Before I signed up, I’d never heard of the Black Writers Retreat & Conference. But since it was in my backyard, Fort Lauderdale, Florida, I thought I should take advantage of the proximity. It turned out to be a good investment in time and money. The seaside location proved to be ideal, the workshops practical and helpful and the presenters knowledgeable and inspiring.

The first workshop I attended was titled “Writing Faction.” Now this got me, as I thought it was a typo, but, of course, the organizers were too professional to make that kind of error. The subject had to do with research methodology and presenting the facts in your memoir, biography or even in fiction. The presenter, Dr. Heiss, who hails from Sydney, Australia showed us how to gather and include facts in our stories.

Dr. Heiss cautioned that in preparing to write we should first consider:

1. What do I want to do with my novel and
2. Why do people need to read my story

She then went into the importance of research methodology. Now this is a topic that, unless you are a history buff or someone like that, most writers may not find very exciting. But as Dr. Heiss spoke about the research she conducted for her novels, I saw how research can add depth, richness and authenticity to any story. Most of what she said the average writer already knows, but it is always tempting to skip a few things in our enthusiasm – or lack of – in carrying out our research.

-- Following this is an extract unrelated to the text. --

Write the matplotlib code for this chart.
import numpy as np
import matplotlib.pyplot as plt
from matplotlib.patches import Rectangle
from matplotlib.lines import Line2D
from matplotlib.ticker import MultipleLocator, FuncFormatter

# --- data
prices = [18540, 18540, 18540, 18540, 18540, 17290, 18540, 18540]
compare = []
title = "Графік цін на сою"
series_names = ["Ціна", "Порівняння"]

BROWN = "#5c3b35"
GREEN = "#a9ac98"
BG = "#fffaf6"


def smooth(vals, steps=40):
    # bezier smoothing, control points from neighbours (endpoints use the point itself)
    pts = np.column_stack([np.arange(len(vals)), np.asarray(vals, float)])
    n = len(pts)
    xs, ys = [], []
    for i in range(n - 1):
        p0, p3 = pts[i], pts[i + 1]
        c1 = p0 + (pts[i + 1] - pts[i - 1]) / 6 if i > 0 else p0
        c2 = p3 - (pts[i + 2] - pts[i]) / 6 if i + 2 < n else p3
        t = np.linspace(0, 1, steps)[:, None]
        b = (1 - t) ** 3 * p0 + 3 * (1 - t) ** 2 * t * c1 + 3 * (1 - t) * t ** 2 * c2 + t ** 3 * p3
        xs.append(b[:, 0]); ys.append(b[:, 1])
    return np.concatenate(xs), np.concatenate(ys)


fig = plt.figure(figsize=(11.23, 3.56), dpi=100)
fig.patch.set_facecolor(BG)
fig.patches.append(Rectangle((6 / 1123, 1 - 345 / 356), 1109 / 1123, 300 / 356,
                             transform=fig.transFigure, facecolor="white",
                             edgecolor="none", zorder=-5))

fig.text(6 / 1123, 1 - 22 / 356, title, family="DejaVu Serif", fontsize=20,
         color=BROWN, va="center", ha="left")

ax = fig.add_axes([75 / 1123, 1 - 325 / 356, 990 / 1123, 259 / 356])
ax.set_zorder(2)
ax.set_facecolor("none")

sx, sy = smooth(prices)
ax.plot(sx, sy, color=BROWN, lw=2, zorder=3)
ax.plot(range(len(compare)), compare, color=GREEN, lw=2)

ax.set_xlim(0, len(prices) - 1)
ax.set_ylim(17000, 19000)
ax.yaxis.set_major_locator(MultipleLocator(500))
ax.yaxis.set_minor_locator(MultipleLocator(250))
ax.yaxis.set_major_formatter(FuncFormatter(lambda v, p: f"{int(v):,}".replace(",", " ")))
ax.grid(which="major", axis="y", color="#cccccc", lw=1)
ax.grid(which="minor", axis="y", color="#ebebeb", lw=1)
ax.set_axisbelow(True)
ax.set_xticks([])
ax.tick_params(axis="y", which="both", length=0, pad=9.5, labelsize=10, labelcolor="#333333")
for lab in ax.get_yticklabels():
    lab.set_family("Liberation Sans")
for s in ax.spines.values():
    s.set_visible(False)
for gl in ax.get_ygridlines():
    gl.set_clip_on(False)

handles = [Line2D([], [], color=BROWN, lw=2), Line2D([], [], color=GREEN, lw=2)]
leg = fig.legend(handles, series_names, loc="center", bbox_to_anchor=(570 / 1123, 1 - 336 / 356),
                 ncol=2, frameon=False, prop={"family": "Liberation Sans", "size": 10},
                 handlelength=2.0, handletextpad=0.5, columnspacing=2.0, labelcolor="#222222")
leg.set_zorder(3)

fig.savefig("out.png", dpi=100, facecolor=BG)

Here are some reasons for doing proper research:

1. Authenticity – especially important in historical fiction or a memoir
2. Ethics
3. Truth
4. Accountability
5. The Hippocratic Oath – first, do no harm
6. Respect for those you are writing about
7. Avoiding litigation
8. Readers deserve the best product

Once you have identified your sources you need to:

1. Communicate and consult with them and obtain consent – in writing, of course.
2. Be accurate in your note-taking.
3. Obtain approval/confirmation of facts from your sources. You do this by sending them a copy of the relevant pages once you have completed your first draft. This would ensure that everything is accurate.
4. Be flexible. People may change some of the information, or they may remember something important that was left out.

Now that you have received confirmation from your sources and your book is complete, you need to acknowledge contributors, unless they asked to remain anonymous. You also need to address any copyright issues that may arise. You can always go to the library or online to gather material for your books, but think how much more impactful it would be if you can attribute your facts to a person or persons now living.